The stop-motion animation of the title character in “Runaway Ralph,” a two-part “Weekend Special” airing on ABC Saturday and Nov. 5 at 11:30 a.m. (Channels 7, 3, 10 and 42), attains a level of polish rarely seen on a children’s program. Unfortunately, Malcolm Marmorstein’s teleplay fails to attain the same level of quality and charm.
Ralph, the rambunctious star of the Peabody Award-winning special, “The Mouse and the Motorcycle,” is a little brown rodent who talks to humans and zooms through the halls of the Mountain View Inn under the benevolent eye of Matt the bellhop (Ray Walston). Angered at having to give his siblings rides on his motorcycle, Ralph runs away from home.
After a disastrous encounter with a speeding truck, he befriends Garfield (Fred Savage), a nerdy little boy who’s having less than the time of his life at camp.
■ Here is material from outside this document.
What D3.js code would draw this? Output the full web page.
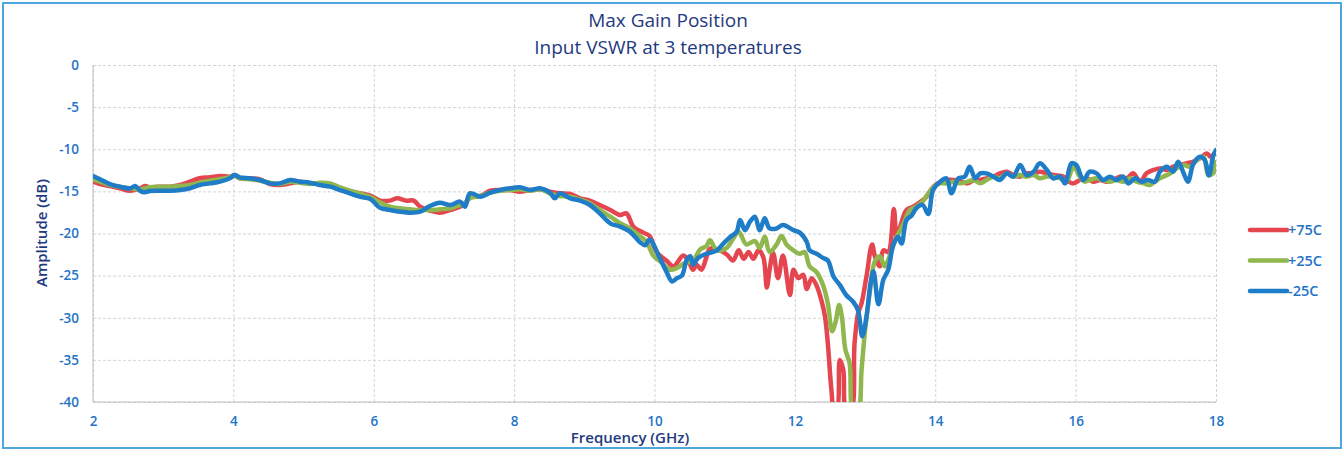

Garfield saves Ralph from the clutches of the camp feline, Catso. Ralph helps Garfield clear his name when he’s unjustly accused of stealing another camper’s watch. As summer draws to a close, Ralph leaves his new friend and returns to the Inn--to give rides to his brothers and sisters.
Savage is quietly convincing as an awkward boy who’s bright enough to realize that the summer camp pushes an artificial brand of fun, but who still wants to join the game. The audience feels his need to establish a bond with someone , even a mouse.
Animator/voice actor John Matthews makes Ralph seem real. His stop-motion animation of the mouse looks smooth and natural, even in tricky sequences, like the one of Ralph unlacing a shoe.
But the script fails to explain why these characters do what they do. After his misadventures with the truck and Catso, it’s clear that Ralph has had enough of the “wild world.” But why does he go back to his obnoxious siblings? He could just as easily stay with Garfield, who gives him everything he wants, including peanut butter sandwiches. Even a mouse needs motivation.
Parents with small children will probably want to set their VCR’s for “Runaway Ralph,” but they should be prepared to answer “why” questions from young viewers--Marmorstein doesn’t offer them much in the way of explanations.